--- START OF Input rows ---
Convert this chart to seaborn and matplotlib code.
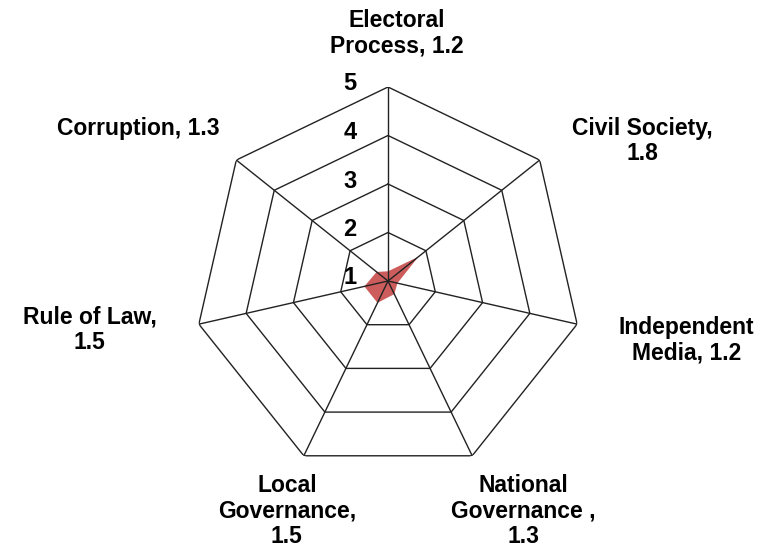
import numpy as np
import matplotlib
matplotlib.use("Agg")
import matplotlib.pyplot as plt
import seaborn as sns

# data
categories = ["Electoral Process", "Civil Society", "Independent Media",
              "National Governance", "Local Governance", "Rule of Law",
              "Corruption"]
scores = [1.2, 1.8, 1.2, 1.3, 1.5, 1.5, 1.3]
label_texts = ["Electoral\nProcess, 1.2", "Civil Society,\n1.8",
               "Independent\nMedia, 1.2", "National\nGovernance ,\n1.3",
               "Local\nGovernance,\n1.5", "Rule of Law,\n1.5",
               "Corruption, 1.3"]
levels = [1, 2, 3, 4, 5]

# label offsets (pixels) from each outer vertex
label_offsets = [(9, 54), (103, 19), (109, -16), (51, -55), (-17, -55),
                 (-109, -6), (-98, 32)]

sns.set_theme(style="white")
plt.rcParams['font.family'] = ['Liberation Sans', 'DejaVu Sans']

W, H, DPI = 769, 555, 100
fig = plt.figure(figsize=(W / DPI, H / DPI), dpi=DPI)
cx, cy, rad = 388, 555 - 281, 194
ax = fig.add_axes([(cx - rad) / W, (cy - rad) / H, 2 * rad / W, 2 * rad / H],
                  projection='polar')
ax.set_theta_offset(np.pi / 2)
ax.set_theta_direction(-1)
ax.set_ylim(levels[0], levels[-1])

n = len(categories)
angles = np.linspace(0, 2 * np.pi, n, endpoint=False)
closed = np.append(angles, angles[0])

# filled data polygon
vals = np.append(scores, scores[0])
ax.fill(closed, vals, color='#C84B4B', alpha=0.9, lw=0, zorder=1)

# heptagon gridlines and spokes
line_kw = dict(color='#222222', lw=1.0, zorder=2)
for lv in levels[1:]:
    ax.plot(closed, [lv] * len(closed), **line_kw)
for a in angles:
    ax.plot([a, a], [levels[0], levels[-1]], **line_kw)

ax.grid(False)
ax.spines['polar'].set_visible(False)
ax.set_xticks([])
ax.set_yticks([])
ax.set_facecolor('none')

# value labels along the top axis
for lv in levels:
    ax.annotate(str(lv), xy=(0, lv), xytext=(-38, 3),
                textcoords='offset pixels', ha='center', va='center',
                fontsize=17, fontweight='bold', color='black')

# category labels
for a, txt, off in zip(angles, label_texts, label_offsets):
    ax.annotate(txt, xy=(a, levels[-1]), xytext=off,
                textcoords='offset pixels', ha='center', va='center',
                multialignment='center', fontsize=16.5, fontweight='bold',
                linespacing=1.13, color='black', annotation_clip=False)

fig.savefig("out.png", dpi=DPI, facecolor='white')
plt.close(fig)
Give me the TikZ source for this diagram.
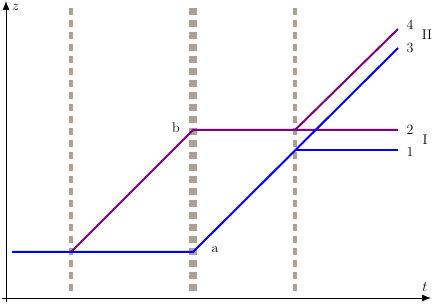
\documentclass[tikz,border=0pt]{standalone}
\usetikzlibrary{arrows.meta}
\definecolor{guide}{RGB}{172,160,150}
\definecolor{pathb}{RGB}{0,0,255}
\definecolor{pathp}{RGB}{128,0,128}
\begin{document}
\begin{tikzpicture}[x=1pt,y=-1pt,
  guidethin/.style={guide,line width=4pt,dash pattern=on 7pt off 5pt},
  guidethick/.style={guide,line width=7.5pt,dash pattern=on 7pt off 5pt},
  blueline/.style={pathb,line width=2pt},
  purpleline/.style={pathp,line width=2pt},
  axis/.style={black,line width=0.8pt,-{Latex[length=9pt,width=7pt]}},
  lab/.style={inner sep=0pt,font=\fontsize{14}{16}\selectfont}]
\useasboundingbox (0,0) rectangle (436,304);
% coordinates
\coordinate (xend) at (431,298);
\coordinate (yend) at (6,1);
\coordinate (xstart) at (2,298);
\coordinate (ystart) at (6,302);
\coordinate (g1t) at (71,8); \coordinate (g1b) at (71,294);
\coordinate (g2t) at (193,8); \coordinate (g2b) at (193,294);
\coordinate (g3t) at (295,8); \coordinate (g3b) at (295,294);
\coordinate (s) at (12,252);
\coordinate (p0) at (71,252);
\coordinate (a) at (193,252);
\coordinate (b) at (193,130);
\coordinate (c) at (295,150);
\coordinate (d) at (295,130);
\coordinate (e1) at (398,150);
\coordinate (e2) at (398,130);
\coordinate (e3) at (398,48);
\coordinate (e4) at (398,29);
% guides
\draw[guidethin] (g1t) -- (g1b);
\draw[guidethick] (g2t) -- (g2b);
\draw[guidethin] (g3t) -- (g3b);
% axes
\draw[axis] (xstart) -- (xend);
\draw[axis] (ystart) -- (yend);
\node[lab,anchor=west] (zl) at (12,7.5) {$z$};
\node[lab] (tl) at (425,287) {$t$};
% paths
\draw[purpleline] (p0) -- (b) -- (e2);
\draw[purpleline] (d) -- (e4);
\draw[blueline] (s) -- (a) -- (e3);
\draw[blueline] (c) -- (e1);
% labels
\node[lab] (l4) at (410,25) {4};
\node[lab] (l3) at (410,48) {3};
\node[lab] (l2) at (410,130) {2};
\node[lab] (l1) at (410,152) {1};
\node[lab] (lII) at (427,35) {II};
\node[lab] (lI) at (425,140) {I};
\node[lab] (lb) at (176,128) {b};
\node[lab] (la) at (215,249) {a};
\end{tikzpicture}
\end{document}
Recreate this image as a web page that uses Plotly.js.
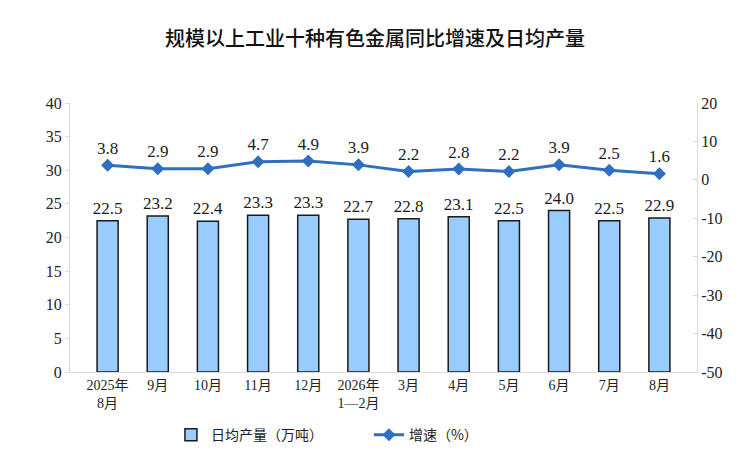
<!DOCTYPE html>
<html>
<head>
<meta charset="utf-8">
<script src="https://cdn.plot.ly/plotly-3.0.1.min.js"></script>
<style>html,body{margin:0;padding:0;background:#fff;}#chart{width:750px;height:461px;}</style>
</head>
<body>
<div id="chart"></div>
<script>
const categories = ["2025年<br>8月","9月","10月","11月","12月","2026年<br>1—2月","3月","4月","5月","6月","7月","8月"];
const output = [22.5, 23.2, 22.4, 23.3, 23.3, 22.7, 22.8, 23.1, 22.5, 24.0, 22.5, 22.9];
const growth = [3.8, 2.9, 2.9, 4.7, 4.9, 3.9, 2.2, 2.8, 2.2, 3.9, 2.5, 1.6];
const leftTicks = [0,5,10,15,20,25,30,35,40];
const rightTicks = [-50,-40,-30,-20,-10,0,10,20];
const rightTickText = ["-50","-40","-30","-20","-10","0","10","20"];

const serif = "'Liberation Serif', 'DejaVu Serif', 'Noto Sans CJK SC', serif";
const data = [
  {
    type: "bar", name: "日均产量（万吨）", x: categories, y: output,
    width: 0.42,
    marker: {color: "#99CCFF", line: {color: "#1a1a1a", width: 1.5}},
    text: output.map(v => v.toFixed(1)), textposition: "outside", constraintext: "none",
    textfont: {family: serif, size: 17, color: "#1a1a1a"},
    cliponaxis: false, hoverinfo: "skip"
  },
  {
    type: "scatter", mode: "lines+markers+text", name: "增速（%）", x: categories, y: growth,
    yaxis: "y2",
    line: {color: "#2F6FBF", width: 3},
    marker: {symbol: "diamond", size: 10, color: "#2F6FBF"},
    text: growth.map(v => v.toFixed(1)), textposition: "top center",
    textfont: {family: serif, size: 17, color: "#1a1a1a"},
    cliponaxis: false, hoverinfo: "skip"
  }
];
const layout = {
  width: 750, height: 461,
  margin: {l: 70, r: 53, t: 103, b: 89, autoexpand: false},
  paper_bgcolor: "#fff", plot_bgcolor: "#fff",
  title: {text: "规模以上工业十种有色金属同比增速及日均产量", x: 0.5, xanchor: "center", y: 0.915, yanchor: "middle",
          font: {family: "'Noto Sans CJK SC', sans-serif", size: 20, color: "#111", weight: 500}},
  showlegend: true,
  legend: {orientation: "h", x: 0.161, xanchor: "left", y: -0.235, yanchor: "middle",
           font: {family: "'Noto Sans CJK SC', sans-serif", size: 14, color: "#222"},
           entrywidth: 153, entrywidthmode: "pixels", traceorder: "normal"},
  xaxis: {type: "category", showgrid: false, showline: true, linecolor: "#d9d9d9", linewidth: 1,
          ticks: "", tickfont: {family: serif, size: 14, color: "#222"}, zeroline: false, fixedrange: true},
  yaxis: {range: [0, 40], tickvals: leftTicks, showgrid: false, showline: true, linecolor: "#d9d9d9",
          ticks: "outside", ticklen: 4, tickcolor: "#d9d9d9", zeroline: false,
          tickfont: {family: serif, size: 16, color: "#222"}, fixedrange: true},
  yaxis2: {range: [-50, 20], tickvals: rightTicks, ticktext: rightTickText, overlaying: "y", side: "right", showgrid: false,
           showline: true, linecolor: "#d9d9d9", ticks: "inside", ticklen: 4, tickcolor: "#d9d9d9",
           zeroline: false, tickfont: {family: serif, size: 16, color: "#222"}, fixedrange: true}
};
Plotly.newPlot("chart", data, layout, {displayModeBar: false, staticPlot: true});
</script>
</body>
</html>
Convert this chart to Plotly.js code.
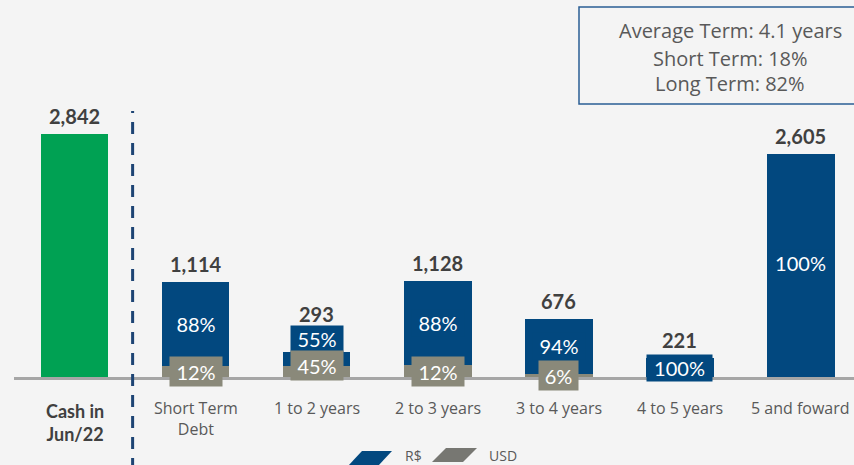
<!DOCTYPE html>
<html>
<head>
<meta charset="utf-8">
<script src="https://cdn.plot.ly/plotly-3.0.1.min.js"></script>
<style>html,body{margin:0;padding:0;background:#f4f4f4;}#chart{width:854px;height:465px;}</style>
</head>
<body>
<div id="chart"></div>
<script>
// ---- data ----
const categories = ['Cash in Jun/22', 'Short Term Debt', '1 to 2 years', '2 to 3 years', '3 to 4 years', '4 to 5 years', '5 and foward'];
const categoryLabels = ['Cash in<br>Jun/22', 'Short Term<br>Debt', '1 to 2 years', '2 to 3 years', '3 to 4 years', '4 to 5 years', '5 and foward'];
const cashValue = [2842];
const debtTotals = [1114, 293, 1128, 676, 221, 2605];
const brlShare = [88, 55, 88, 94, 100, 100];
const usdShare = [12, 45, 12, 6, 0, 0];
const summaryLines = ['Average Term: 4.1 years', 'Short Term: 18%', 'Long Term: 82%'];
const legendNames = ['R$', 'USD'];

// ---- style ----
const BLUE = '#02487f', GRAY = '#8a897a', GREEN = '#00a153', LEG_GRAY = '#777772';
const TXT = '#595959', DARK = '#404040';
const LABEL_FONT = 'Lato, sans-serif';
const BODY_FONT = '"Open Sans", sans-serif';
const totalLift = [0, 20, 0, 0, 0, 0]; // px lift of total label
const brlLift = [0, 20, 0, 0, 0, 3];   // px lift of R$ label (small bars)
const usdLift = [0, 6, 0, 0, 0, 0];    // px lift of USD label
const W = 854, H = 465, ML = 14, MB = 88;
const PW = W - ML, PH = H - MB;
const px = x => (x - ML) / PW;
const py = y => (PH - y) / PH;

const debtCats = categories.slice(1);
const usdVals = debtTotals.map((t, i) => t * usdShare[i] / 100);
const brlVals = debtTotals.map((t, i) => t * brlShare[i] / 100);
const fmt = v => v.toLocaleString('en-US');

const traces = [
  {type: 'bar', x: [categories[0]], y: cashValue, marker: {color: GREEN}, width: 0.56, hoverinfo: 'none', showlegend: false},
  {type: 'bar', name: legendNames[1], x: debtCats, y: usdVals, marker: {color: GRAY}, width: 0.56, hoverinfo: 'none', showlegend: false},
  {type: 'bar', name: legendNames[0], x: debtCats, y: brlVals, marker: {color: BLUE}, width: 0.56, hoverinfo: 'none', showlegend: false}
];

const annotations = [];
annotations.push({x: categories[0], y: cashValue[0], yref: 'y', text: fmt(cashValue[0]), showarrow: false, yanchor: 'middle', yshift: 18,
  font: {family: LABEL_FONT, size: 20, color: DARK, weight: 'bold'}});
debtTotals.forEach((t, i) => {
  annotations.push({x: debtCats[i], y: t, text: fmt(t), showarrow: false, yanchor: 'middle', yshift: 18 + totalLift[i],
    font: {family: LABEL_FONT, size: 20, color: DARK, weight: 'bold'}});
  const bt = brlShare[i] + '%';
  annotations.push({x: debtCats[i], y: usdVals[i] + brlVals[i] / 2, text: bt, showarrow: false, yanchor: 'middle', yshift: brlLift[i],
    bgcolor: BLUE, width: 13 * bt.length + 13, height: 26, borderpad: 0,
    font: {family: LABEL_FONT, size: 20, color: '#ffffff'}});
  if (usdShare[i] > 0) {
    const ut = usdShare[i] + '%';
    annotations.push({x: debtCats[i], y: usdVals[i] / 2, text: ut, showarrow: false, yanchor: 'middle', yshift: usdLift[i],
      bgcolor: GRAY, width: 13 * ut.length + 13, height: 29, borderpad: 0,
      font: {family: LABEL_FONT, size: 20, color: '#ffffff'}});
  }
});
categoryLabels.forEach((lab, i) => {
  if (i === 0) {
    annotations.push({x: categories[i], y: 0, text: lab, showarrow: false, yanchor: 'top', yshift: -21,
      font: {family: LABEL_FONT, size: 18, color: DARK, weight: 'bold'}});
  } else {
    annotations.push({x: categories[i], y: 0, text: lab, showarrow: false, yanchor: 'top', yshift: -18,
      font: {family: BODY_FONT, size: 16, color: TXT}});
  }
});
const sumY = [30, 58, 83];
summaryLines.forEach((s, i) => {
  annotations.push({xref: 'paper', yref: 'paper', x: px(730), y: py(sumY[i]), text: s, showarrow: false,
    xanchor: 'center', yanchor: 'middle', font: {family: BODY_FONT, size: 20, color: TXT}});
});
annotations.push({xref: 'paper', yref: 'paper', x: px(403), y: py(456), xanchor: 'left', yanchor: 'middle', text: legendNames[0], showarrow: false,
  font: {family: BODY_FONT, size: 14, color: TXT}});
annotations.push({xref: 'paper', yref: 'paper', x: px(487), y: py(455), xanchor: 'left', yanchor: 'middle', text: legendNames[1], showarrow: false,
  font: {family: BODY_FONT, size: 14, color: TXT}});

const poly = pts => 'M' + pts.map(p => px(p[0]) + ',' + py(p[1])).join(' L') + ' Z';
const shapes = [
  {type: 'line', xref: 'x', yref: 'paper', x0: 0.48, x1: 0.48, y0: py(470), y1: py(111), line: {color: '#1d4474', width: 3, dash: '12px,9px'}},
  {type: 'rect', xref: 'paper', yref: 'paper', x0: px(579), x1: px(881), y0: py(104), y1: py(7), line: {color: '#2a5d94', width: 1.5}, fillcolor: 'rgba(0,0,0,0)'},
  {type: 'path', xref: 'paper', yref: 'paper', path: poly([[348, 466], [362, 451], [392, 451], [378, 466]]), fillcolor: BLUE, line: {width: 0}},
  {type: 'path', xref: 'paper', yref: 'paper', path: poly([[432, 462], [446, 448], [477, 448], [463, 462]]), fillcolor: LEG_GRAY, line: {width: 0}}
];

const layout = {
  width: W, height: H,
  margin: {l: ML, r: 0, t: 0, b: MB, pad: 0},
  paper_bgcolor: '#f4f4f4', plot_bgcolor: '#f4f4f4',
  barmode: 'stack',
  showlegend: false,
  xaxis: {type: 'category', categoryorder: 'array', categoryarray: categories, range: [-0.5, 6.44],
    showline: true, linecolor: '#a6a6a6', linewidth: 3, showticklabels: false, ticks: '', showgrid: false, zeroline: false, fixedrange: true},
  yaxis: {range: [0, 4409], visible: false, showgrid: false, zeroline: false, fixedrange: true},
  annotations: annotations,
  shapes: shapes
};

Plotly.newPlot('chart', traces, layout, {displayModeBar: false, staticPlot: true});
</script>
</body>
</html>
--- END OF Input rows ---
Task objective:
Repeat only what lies between the start of the data and the end of the line containing "(-109, -6), (-98, 32)]", exactly, with pictures left out.

Exercise result:
Convert this chart to seaborn and matplotlib code.
import numpy as np
import matplotlib
matplotlib.use("Agg")
import matplotlib.pyplot as plt
import seaborn as sns

# data
categories = ["Electoral Process", "Civil Society", "Independent Media",
              "National Governance", "Local Governance", "Rule of Law",
              "Corruption"]
scores = [1.2, 1.8, 1.2, 1.3, 1.5, 1.5, 1.3]
label_texts = ["Electoral\nProcess, 1.2", "Civil Society,\n1.8",
               "Independent\nMedia, 1.2", "National\nGovernance ,\n1.3",
               "Local\nGovernance,\n1.5", "Rule of Law,\n1.5",
               "Corruption, 1.3"]
levels = [1, 2, 3, 4, 5]

# label offsets (pixels) from each outer vertex
label_offsets = [(9, 54), (103, 19), (109, -16), (51, -55), (-17, -55),
                 (-109, -6), (-98, 32)]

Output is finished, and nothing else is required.